§ MATERIAL PROVIDED
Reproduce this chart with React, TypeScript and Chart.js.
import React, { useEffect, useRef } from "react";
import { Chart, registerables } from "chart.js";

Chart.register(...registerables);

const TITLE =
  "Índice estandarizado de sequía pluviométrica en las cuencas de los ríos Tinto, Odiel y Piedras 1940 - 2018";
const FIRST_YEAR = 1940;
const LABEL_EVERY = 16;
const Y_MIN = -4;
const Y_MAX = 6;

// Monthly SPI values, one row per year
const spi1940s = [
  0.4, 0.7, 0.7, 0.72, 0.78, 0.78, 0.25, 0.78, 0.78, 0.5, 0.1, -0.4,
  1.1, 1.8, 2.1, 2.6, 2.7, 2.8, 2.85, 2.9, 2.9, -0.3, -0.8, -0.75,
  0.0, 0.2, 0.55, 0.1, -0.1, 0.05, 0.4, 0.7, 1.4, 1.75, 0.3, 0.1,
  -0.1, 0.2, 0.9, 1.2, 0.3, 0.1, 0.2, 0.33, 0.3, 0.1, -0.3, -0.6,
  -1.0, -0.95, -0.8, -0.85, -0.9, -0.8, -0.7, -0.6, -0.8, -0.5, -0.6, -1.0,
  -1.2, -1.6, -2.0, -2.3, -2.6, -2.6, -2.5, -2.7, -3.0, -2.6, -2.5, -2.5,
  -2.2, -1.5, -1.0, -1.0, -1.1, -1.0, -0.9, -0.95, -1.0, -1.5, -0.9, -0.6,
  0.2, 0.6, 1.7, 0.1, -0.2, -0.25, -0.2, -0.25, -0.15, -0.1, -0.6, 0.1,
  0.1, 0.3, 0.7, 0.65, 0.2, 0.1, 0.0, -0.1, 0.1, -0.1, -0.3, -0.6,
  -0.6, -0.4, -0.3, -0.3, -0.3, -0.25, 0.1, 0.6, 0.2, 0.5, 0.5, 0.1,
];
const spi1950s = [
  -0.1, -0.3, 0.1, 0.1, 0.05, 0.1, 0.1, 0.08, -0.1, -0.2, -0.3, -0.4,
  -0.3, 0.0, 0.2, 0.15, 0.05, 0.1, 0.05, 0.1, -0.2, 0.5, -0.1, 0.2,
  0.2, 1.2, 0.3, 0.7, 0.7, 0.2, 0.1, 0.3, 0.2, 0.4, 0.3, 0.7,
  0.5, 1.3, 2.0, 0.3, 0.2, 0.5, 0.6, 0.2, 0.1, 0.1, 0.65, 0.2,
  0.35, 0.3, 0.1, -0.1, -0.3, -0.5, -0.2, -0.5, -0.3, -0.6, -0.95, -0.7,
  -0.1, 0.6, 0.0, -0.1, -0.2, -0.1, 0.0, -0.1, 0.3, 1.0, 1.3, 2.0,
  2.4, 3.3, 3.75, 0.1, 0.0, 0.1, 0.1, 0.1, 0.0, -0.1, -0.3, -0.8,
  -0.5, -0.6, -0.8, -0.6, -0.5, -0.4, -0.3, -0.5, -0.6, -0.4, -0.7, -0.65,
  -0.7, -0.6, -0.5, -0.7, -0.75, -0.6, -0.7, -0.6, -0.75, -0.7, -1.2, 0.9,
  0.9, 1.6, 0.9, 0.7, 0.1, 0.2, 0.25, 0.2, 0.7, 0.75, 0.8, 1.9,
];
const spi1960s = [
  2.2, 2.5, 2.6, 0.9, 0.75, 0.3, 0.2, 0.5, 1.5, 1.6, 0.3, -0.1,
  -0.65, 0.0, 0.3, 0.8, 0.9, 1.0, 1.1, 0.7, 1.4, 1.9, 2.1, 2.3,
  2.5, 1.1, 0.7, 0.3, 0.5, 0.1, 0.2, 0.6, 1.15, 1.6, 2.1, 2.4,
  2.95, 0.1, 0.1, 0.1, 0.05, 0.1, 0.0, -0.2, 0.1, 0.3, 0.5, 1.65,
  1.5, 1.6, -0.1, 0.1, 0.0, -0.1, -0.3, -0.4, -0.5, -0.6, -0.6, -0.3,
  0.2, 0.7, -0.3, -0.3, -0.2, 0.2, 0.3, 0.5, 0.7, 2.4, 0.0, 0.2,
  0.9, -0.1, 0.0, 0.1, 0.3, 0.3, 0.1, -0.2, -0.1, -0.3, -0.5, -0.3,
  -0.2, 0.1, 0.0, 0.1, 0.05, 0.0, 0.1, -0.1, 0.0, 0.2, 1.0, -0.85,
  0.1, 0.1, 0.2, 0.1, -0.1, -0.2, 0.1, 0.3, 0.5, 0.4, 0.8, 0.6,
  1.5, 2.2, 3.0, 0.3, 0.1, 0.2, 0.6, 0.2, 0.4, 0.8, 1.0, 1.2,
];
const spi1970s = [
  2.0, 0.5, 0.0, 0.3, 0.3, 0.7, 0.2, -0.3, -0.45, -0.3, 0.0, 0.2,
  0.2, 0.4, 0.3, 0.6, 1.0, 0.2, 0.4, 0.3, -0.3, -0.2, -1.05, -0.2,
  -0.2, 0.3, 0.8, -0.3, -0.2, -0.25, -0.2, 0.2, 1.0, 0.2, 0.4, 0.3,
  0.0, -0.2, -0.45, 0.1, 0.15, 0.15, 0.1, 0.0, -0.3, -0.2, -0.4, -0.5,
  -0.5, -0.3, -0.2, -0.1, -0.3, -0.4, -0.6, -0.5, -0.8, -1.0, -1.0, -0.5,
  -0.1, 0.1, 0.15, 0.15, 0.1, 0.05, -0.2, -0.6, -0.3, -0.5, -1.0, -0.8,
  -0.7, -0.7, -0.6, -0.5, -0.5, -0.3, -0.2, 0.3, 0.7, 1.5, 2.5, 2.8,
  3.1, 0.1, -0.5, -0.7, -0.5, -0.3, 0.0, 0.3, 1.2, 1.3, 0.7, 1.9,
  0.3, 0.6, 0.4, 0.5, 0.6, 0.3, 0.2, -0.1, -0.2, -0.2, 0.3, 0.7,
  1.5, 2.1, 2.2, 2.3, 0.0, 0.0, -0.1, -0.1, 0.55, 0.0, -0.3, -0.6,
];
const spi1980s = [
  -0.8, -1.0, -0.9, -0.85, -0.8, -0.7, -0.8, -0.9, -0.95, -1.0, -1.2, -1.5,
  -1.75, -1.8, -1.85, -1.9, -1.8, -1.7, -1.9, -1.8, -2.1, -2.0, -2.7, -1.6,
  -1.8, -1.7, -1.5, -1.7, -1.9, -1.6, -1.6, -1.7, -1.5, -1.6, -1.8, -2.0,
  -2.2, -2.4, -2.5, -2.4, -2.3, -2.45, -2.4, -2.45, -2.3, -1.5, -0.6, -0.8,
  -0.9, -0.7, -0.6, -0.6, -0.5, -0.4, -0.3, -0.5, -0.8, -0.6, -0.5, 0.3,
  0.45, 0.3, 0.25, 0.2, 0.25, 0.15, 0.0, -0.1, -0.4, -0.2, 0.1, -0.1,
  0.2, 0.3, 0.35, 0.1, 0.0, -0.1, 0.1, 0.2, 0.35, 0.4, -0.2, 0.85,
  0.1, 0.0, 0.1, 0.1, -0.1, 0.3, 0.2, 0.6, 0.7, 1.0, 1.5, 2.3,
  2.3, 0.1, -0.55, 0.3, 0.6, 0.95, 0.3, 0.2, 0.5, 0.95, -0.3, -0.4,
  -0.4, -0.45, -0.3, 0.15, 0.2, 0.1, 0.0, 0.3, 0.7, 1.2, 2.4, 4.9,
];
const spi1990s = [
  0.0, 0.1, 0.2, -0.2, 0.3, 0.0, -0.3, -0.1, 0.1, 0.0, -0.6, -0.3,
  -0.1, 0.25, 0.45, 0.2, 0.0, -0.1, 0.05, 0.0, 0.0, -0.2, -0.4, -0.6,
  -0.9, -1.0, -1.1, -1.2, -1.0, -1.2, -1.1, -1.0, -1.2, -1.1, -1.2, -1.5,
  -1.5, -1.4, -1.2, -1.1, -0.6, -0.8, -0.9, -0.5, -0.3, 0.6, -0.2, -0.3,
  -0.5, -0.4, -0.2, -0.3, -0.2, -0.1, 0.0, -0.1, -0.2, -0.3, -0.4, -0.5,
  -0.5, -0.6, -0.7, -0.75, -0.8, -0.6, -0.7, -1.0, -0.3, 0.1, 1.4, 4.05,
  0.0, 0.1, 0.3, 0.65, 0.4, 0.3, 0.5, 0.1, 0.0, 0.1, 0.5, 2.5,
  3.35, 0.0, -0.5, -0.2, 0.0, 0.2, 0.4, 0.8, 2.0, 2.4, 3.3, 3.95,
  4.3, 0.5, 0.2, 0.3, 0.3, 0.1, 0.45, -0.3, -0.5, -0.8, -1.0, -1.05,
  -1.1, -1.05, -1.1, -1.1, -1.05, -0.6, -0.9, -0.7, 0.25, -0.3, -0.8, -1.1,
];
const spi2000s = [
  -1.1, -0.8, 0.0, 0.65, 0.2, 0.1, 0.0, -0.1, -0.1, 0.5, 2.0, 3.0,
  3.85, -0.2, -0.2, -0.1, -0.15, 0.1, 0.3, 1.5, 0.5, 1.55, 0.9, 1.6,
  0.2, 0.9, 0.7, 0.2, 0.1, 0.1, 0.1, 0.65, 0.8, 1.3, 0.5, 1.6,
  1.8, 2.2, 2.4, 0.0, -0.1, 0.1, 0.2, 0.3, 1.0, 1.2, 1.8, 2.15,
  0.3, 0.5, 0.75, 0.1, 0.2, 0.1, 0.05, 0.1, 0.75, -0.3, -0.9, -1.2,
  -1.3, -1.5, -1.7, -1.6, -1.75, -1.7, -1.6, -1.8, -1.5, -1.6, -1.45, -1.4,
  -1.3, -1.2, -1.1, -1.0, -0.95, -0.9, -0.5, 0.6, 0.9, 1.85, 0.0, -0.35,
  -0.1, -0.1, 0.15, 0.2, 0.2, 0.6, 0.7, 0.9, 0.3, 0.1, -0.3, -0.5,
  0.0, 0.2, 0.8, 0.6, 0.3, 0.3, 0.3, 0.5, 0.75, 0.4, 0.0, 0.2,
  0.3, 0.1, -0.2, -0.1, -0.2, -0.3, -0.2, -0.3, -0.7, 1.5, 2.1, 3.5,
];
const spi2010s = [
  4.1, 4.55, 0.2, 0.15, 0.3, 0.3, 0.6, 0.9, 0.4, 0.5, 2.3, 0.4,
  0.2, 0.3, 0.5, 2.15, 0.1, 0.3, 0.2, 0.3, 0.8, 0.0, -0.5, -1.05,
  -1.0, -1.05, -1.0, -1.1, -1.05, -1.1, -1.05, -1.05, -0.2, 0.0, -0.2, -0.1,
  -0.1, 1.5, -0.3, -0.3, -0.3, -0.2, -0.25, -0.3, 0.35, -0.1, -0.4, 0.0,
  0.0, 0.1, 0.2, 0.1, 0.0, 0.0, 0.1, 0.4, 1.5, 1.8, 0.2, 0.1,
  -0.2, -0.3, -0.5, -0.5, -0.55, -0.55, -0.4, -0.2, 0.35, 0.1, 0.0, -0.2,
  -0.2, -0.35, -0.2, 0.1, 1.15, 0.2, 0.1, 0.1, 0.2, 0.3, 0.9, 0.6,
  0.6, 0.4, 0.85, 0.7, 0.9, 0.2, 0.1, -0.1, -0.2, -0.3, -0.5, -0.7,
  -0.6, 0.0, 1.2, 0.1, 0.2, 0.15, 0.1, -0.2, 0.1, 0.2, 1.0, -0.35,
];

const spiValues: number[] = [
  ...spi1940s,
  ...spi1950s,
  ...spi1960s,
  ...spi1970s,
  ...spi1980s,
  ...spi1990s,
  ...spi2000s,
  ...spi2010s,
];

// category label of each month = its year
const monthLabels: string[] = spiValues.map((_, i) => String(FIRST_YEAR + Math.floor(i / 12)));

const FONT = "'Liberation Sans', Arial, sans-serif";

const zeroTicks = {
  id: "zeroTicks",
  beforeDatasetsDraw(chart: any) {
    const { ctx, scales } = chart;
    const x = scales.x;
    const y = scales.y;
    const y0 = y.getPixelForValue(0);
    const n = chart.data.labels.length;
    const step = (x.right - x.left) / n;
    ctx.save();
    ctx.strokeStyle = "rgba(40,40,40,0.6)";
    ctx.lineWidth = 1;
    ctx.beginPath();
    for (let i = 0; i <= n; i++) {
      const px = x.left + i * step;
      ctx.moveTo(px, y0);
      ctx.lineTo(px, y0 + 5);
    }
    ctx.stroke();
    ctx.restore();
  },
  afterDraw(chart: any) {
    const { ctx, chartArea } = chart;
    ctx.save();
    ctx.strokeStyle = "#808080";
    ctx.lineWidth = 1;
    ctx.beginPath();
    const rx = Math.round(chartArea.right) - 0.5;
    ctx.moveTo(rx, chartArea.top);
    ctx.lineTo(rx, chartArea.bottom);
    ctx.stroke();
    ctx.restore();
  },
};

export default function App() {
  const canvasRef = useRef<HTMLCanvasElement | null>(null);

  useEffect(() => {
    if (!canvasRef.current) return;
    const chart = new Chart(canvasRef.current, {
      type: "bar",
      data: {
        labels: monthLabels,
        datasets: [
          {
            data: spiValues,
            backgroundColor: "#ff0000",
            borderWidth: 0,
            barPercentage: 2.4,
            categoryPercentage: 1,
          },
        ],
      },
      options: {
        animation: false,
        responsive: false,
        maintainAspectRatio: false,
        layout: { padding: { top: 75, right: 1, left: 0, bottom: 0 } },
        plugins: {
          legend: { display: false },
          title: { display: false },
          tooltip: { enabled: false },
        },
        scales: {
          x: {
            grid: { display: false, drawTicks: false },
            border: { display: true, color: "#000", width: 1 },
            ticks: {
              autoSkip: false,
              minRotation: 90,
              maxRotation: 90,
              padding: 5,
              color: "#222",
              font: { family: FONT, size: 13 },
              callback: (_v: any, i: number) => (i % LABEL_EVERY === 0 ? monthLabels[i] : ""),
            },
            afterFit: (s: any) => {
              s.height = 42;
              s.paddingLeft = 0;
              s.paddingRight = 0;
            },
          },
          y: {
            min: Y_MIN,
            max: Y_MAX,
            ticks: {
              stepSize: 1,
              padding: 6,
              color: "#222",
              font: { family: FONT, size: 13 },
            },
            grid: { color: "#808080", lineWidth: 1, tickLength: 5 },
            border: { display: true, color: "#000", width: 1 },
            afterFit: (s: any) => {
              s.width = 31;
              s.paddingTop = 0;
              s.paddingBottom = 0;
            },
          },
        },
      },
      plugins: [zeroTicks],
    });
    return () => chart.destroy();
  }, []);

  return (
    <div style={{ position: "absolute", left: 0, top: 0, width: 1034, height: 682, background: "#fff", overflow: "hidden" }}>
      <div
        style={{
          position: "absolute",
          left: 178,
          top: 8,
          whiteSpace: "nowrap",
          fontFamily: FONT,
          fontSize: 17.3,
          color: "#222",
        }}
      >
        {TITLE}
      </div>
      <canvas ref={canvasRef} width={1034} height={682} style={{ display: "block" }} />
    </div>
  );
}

...

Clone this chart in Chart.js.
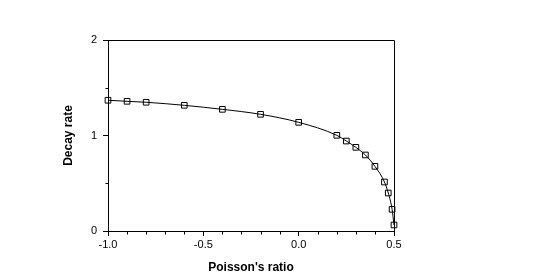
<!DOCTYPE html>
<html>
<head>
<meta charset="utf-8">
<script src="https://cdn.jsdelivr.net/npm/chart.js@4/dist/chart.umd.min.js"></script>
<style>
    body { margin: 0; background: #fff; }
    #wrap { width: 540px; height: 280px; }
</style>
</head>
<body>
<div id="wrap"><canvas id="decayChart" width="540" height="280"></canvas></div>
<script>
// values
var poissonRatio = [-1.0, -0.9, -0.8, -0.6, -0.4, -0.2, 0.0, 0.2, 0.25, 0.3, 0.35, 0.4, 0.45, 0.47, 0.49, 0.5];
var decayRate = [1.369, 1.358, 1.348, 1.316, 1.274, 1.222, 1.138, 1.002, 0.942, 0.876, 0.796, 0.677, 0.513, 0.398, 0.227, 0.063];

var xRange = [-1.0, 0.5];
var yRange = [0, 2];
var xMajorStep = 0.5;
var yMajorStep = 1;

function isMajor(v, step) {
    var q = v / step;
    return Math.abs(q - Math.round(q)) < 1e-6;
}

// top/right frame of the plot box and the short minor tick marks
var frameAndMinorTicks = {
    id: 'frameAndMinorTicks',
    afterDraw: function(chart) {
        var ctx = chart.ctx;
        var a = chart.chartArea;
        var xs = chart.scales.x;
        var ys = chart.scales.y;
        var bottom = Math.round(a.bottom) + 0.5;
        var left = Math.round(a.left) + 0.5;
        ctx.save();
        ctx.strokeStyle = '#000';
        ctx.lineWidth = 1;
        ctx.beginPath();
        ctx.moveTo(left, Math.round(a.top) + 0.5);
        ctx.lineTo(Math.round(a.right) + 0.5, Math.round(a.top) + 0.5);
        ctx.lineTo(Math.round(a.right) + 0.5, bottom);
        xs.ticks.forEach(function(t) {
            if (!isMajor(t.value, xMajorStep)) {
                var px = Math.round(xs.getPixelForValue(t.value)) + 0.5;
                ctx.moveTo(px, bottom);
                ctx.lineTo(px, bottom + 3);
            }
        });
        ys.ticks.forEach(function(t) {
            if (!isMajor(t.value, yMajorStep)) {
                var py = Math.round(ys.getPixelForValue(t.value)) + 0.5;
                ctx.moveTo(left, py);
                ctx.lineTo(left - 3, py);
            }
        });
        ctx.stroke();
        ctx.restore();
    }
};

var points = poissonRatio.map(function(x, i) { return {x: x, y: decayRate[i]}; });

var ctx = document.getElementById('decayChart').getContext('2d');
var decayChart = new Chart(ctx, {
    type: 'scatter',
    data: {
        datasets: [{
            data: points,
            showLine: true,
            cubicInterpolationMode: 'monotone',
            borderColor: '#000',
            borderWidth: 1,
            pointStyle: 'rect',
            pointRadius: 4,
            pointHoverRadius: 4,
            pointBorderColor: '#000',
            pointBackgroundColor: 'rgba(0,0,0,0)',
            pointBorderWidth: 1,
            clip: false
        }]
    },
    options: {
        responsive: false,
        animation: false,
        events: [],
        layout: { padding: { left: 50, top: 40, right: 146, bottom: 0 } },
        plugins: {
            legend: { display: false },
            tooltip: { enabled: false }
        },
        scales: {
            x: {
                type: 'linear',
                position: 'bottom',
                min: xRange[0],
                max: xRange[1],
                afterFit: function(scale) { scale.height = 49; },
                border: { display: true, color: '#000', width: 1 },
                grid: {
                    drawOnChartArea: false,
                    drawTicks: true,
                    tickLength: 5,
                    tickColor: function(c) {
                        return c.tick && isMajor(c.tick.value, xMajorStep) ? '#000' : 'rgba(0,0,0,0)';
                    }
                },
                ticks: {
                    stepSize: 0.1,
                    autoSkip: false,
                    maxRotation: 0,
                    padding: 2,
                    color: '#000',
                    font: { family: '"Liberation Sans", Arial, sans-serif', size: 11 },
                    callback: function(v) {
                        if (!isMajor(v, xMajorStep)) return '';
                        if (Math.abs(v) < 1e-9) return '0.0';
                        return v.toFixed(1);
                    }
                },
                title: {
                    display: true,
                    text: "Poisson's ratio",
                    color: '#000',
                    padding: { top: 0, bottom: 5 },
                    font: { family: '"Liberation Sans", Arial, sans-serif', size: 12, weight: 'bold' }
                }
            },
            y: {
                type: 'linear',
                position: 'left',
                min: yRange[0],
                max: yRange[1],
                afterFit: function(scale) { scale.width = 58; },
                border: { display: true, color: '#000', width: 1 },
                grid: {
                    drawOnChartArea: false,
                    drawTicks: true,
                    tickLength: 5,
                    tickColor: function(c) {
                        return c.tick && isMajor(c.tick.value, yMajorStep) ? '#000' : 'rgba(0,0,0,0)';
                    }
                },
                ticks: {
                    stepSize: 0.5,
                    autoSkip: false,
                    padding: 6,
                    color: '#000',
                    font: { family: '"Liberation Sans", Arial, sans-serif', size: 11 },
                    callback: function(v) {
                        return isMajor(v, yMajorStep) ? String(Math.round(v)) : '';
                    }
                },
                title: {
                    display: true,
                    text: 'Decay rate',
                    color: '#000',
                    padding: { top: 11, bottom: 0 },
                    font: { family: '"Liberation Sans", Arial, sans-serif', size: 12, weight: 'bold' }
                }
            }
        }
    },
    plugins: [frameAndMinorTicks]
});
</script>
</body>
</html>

§ WHAT IS ASKED
Reproduce exactly the run of lines beginning with the one that contains "Clone this chart in Chart.js." and ending with the one that contains "0.398, 0.227, 0.063];". Do not include pictures.

§ RESULT BELOW
Clone this chart in Chart.js.
<!DOCTYPE html>
<html>
<head>
<meta charset="utf-8">
<script src="https://cdn.jsdelivr.net/npm/chart.js@4/dist/chart.umd.min.js"></script>
<style>
    body { margin: 0; background: #fff; }
    #wrap { width: 540px; height: 280px; }
</style>
</head>
<body>
<div id="wrap"><canvas id="decayChart" width="540" height="280"></canvas></div>
<script>
// values
var poissonRatio = [-1.0, -0.9, -0.8, -0.6, -0.4, -0.2, 0.0, 0.2, 0.25, 0.3, 0.35, 0.4, 0.45, 0.47, 0.49, 0.5];
var decayRate = [1.369, 1.358, 1.348, 1.316, 1.274, 1.222, 1.138, 1.002, 0.942, 0.876, 0.796, 0.677, 0.513, 0.398, 0.227, 0.063];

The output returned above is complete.